Yes, more than most people expect. Grout is a significant visual element in a tiled kitchen, it creates a grid or pattern across the entire backsplash wall and contributes substantially to the overall tone of the tile installation. Light grout reads as bright and clean and tends to amplify the contrast between the tile surface and any hardware finish nearby. Dark grout deepens the tile palette and adds visual weight that brings the whole wall into a lower tonal range. As a general rule, the darker the grout, the more a warm or tonal hardware finish (Brushed Gold, Satin Bronze, Gun Metal) can anchor the space without the contrast feeling jarring. With light grout and bright tile, contrast finishes like Matte Black or Polished Chrome tend to land with more graphic clarity.

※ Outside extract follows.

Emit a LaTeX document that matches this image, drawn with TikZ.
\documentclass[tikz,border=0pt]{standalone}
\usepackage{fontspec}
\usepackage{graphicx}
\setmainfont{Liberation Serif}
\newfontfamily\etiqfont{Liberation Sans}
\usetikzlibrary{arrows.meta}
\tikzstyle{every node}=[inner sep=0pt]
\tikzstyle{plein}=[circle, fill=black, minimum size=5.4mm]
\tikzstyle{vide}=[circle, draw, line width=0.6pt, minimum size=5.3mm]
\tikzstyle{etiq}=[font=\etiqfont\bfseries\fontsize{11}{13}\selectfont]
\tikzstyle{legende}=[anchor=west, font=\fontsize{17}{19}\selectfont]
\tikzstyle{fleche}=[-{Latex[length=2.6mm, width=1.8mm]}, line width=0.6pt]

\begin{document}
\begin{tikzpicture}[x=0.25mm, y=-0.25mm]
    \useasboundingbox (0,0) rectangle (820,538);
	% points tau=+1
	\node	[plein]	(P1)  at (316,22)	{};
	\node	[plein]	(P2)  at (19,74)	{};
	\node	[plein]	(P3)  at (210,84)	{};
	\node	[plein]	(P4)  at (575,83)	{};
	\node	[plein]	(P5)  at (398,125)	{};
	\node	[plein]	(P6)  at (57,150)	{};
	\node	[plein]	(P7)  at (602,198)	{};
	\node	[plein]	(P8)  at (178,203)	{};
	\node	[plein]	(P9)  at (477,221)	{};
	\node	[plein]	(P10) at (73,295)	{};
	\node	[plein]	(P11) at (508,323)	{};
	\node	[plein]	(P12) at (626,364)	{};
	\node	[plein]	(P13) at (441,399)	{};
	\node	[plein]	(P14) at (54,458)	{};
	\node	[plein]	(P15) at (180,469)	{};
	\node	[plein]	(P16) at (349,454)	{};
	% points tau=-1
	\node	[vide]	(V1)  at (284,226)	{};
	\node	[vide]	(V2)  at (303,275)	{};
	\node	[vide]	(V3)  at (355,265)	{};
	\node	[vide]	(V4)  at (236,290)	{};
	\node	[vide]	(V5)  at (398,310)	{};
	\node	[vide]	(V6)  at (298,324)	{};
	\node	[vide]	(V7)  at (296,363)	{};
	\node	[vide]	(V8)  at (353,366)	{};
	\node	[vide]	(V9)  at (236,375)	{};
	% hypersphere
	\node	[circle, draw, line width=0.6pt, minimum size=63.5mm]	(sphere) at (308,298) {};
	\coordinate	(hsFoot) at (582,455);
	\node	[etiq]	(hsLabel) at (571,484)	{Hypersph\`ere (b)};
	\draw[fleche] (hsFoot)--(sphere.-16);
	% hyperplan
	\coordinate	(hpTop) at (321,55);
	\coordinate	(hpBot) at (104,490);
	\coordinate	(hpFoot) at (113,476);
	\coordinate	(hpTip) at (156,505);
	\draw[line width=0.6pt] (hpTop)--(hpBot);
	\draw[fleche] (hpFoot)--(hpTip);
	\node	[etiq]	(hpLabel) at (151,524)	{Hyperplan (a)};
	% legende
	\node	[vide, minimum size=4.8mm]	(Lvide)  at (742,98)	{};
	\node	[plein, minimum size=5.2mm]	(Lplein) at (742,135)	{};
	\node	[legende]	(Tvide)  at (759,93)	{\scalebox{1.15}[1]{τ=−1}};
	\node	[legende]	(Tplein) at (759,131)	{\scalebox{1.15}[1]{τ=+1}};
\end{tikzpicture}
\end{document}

Matte Black hardware does show fingerprints more readily than brushed or satin finishes because the matte surface lacks the micro-texture that disperses oils and smudges on brushed metal. In a high-use kitchen, this means a quick wipe-down more frequently than a Satin Nickel or Brushed Gold finish would require. The tradeoff is a finish with strong visual impact that photographs well and suits contemporary and modern kitchens better than almost any other option. Quality Matte Black finishes, including those in the Jeffrey Alexander line, are durable and do not show wear the way lower-quality coated finishes can over time. For a kitchen that is used heavily by a family, Brushed Gold or Satin Nickel is the lower-maintenance choice with comparable design impact.